Varlığı daha önce de bilinen, fakat geçtiğimiz günlerde fotoğraflarla belgelenen Suriye’deki sistematik işkence ve katliam görüntüleri ilk etapta Cenevre Konferansı II’den çıkacak kararlara tesir edip etmemesi anlamında gündem oluşturdu. Ancak Cenevre II’nin gündeminden bağımsız olarak sorulması gereken asıl soru, “İnsanlığa karşı işlenmiş suç” kapsamına giren sistematik işkence ve zulmün sorumluluğunu taşıyan belgeler karşısında Esed rejimine uluslararası hukukun gerektirdiği yaptırımların uygulanıp uygulanmayacağıdır.
Bundan 20 yıl kadar önce, aynen Suriye halkının bugün yaşadıkları gibi, Boşnaklar da uluslararası aktörlerin çıkarlarına göre şekillenen uluslararası politikaların kurbanı olmuştu. Bosna Savaşı esnasında bütün dünyanın gözü önünde cereyan eden insanlık dışı olaylar uluslararası toplumu yeterince hızlı ve kararlı bir müdahaleye sevk etmeyi başaramadı. Srebrenitsa katliamının yapılmasından sonra, 1995 yılında Bosna’ya uluslararası müdahale geldiğinde de kimsenin yüreğine su serpilmedi; zira yüzbinlerce insanın katledilmesinin ve milyonlarca insanın mülteci konumuna düşmesinin ardından zulmeden ve zulme maruz kalan taraflar eşit koşullarda masaya oturdular.

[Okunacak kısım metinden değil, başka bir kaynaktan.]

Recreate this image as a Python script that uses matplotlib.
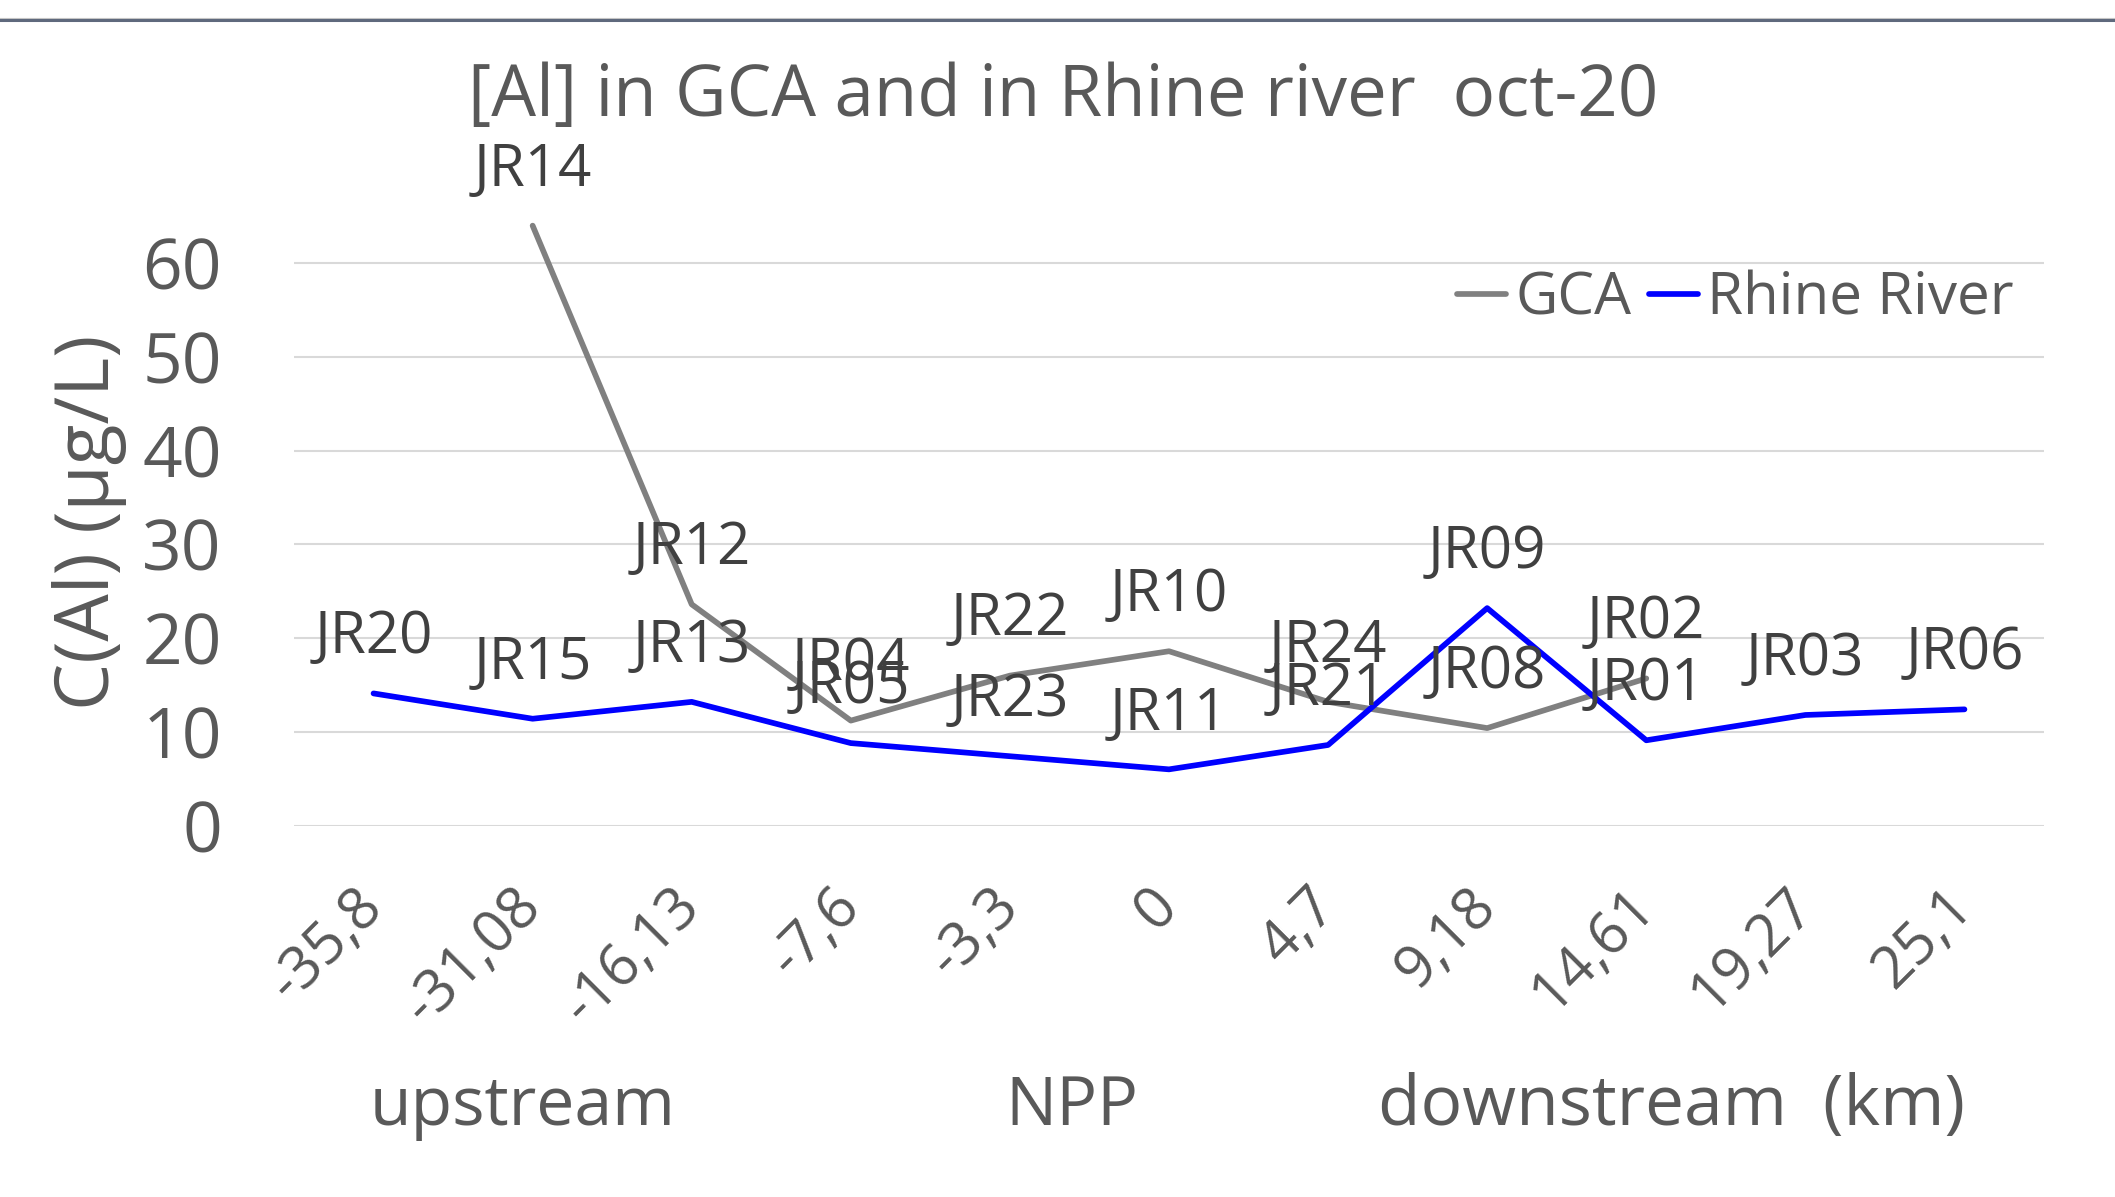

Bugün Suriye’de insanlığın vicdanını sarsan fotoğraflar artık hiç vakit kaybına tahammülü olmaması gereken uluslararası toplumu ivedi bir siyasi çözüm için harekete geçirebilecek mi, yoksa sadece savaş suçluların yargılanma sürecinde delil olarak mı kullanılacak? Bu soruya yanıt bulabilmek ve Suriye’deki katliamların mukadderatını öngörebilmek için BM’nin ve uluslararası toplumun geçmiş hatalarını okumak ve Bosna tecrübesini yeniden hatırlamak önemli ipuçları sunabilir.